L’ambivalenza tra cantato e parlato nelle interpretazioni di Hernández rappresenta una delle cifre espressive del lavoro, elevata a paradigma nello sfolgorante binomio “Low Of Defenses“/”Gurb Song“, due brani in apparenza molto diversi tra loro ma che, insieme, rendono alla perfezione il modo in cui i Migala costruiscono e risolvono una latente tensione emotiva, che non necessita di veri e propri crescendo per risultare avvincente. La prima è praticamente una canzone slow-core, che si struttura pian piano fino all’ingresso della voce di Hernández, che la trasforma in un inno, fortemente sentito eppure pacato, alla solitudine e alla fragilità (il testo integrale è riportato in epigrafe). La seconda è invece come una lunga scena da film, una scena di separazione e d’amore, nella quale si parla di Nick Drake e registratori a cassetta, di Aids e metafore uccelli che volano liberi, che parte dal silenzio assoluto, svolgendosi a sua volta in una sequenza di brevi loop lievemente distorti e stop-and-go ritmici, in una narrazione in qualche misura paragonabile a quelle dei nostri Massimo Volume, peraltro opportunamente incorniciata dallo strumentale “Guetaria“, che riveste la funzione di “titoli di coda” della scena, incastonata dal decadente dialogo tra chitarre e austeri loop d’archi (non è, forse, questo “post-rock orchestrale”?).

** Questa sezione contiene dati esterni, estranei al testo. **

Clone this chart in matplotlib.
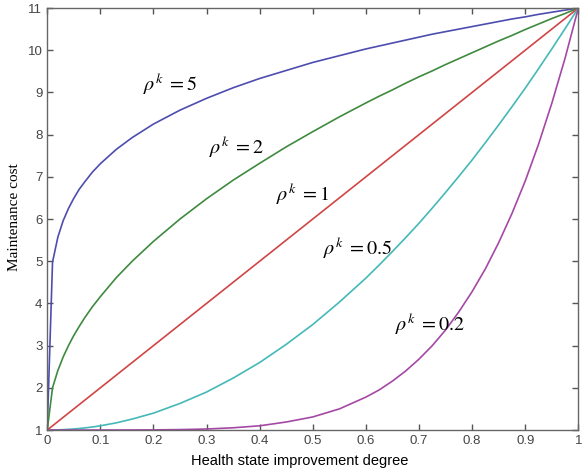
import matplotlib
matplotlib.use("Agg")
import matplotlib.pyplot as plt
import numpy as np

# values
x = [0, 0.01, 0.02, 0.03, 0.04, 0.05, 0.06, 0.07, 0.085, 0.10, 0.13, 0.16, 0.20, 0.25, 0.30, 0.35,
     0.40, 0.45, 0.50, 0.55, 0.60, 0.625, 0.65, 0.675, 0.70, 0.725, 0.75, 0.775, 0.80,
     0.825, 0.85, 0.875, 0.90, 0.925, 0.95, 0.975, 1.00]

cost_rho5 = [1, 4.98, 5.57, 5.96, 6.25, 6.49, 6.70, 6.87, 7.11, 7.31, 7.65, 7.93, 8.25, 8.58, 8.86, 9.11,
             9.33, 9.52, 9.71, 9.87, 10.03, 10.10, 10.17, 10.24, 10.31, 10.38, 10.44, 10.50, 10.56,
             10.62, 10.68, 10.74, 10.79, 10.85, 10.90, 10.95, 11]
cost_rho2 = [1, 2.00, 2.41, 2.73, 3.00, 3.24, 3.45, 3.65, 3.92, 4.16, 4.61, 5.00, 5.47, 6.00, 6.48, 6.92,
             7.32, 7.71, 8.07, 8.42, 8.75, 8.91, 9.06, 9.22, 9.37, 9.51, 9.66, 9.80, 9.94,
             10.08, 10.22, 10.35, 10.49, 10.62, 10.75, 10.87, 11]
cost_rho1 = [1, 1.1, 1.2, 1.3, 1.4, 1.5, 1.6, 1.7, 1.85, 2.0, 2.3, 2.6, 3.0, 3.5, 4.0, 4.5,
             5.0, 5.5, 6.0, 6.5, 7.0, 7.25, 7.5, 7.75, 8.0, 8.25, 8.5, 8.75, 9.0,
             9.25, 9.5, 9.75, 10.0, 10.25, 10.5, 10.75, 11]
cost_rho05 = [1, 1.001, 1.004, 1.009, 1.016, 1.025, 1.036, 1.049, 1.072, 1.10, 1.17, 1.26, 1.40, 1.63, 1.90, 2.23,
              2.60, 3.03, 3.50, 4.03, 4.60, 4.91, 5.23, 5.56, 5.90, 6.26, 6.63, 7.01, 7.40,
              7.81, 8.23, 8.66, 9.10, 9.56, 10.03, 10.51, 11]
cost_rho02 = [1, 1.0, 1.0, 1.0, 1.0, 1.0, 1.0, 1.0, 1.0, 1.0, 1.0004, 1.001, 1.003, 1.01, 1.024, 1.053,
              1.10, 1.19, 1.31, 1.50, 1.78, 1.95, 2.16, 2.40, 2.68, 3.00, 3.37, 3.80, 4.28,
              4.82, 5.44, 6.13, 6.90, 7.77, 8.74, 9.81, 11]

labels = [r"$\rho^k\;=5$", r"$\rho^k\;=2$", r"$\rho^k\;=1$", r"$\rho^k\;=0.5$", r"$\rho^k\;=0.2$"]
label_x = [0.18, 0.305, 0.43, 0.52, 0.655]
label_y = [9.2, 7.7, 6.6, 5.3, 3.5]

series = [cost_rho5, cost_rho2, cost_rho1, cost_rho05, cost_rho02]
colors = ["#4d4db0", "#3f8a3f", "#d04545", "#45b8b8", "#a548a5"]

plt.rcParams["mathtext.fontset"] = "stix"

fig = plt.figure(figsize=(5.83, 4.71), dpi=100)
ax = fig.add_axes([0.081, 0.087, 0.911, 0.896])

for ys, c in zip(series, colors):
    ax.plot(x, ys, color=c, lw=1.2)

for lx, ly, t in zip(label_x, label_y, labels):
    ax.text(lx, ly, t, fontsize=14.5, va="center", ha="left")

ax.set_xlim(0, 1)
ax.set_ylim(1, 11)
ax.set_xticks(np.arange(0, 1.01, 0.1))
ax.set_xticklabels(["0", "0.1", "0.2", "0.3", "0.4", "0.5", "0.6", "0.7", "0.8", "0.9", "1"])
ax.set_yticks(range(1, 12))

ax.tick_params(direction="in", top=True, right=True, length=4, width=1,
               color="#555555", labelcolor="#444444", labelsize=9.5,
               labelfontfamily="Liberation Sans")
for s in ax.spines.values():
    s.set_color("#666666")
    s.set_linewidth(1)

ax.set_xlabel("Health state improvement degree", family="Liberation Sans", fontsize=10.5)
ax.set_ylabel("Maintenance cost", family="Liberation Serif", fontsize=11)
ax.xaxis.set_label_coords(0.476, -0.058)
ax.yaxis.set_label_coords(-0.05, 0.505)

fig.savefig("out.png", dpi=100)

Pur senza in alcun modo normalizzare la tavolozza espressiva dei Migala, la seconda parte di “Así Duele un Verano” fa emergere in maniera più evidente il profilo cantautorale di Hernández, il cui crooning dal fascino vagamente fumoso è esaltato da arrangiamenti chamber-folk (violino, ma anche organi e armonica), che fin da “Ancient Glaciar Tounges” echeggiano i Tindersticks dei brani parlati e delle orchestrazioni più intricate. Anche in questi casi, resta sempre latente la vocazione sperimentale della band, dal robusto crescendo elettrico del finale della stessa “Ancient Glaciar Tounges” al curioso spezzone di un servizio giornalistico in italiano sul divorzio, che corre sotto il minuetto sixties di “Akita“.
Sensazioni di ricercatezza retrò (lo stesso folk europeo in seguito indagato da Matt Elliott?) si colgono un po’ in tutta la parte finale del disco, dalla dolente orchestrina che accompagna “Unlost Memory” al pianoforte sbilenco dell’ancor più breve frammento “Dactylographique“. Sopra tutto ciò si staglia tuttavia la scrittura decisa di Hernández, sempre più cantautore dallo spiccato lirismo folk in “Regular Storm Sounds” e soprattutto nella conclusiva “When I Go, I Go“, ballata in media fedeltà nella quale restano soltanto chitarra, voce e qualche effetto d’ambiente a rivelare il cuore più spoglio della poetica dei Migala, quello da cui la band spagnola è partita per pennellare il proprio peculiare affresco di una musica che non conosce vecchio e nuovo, ma si trasforma nella ricerca di nuove strade per un modo antico di fare canzoni, allora come oggi intenso e coinvolgente.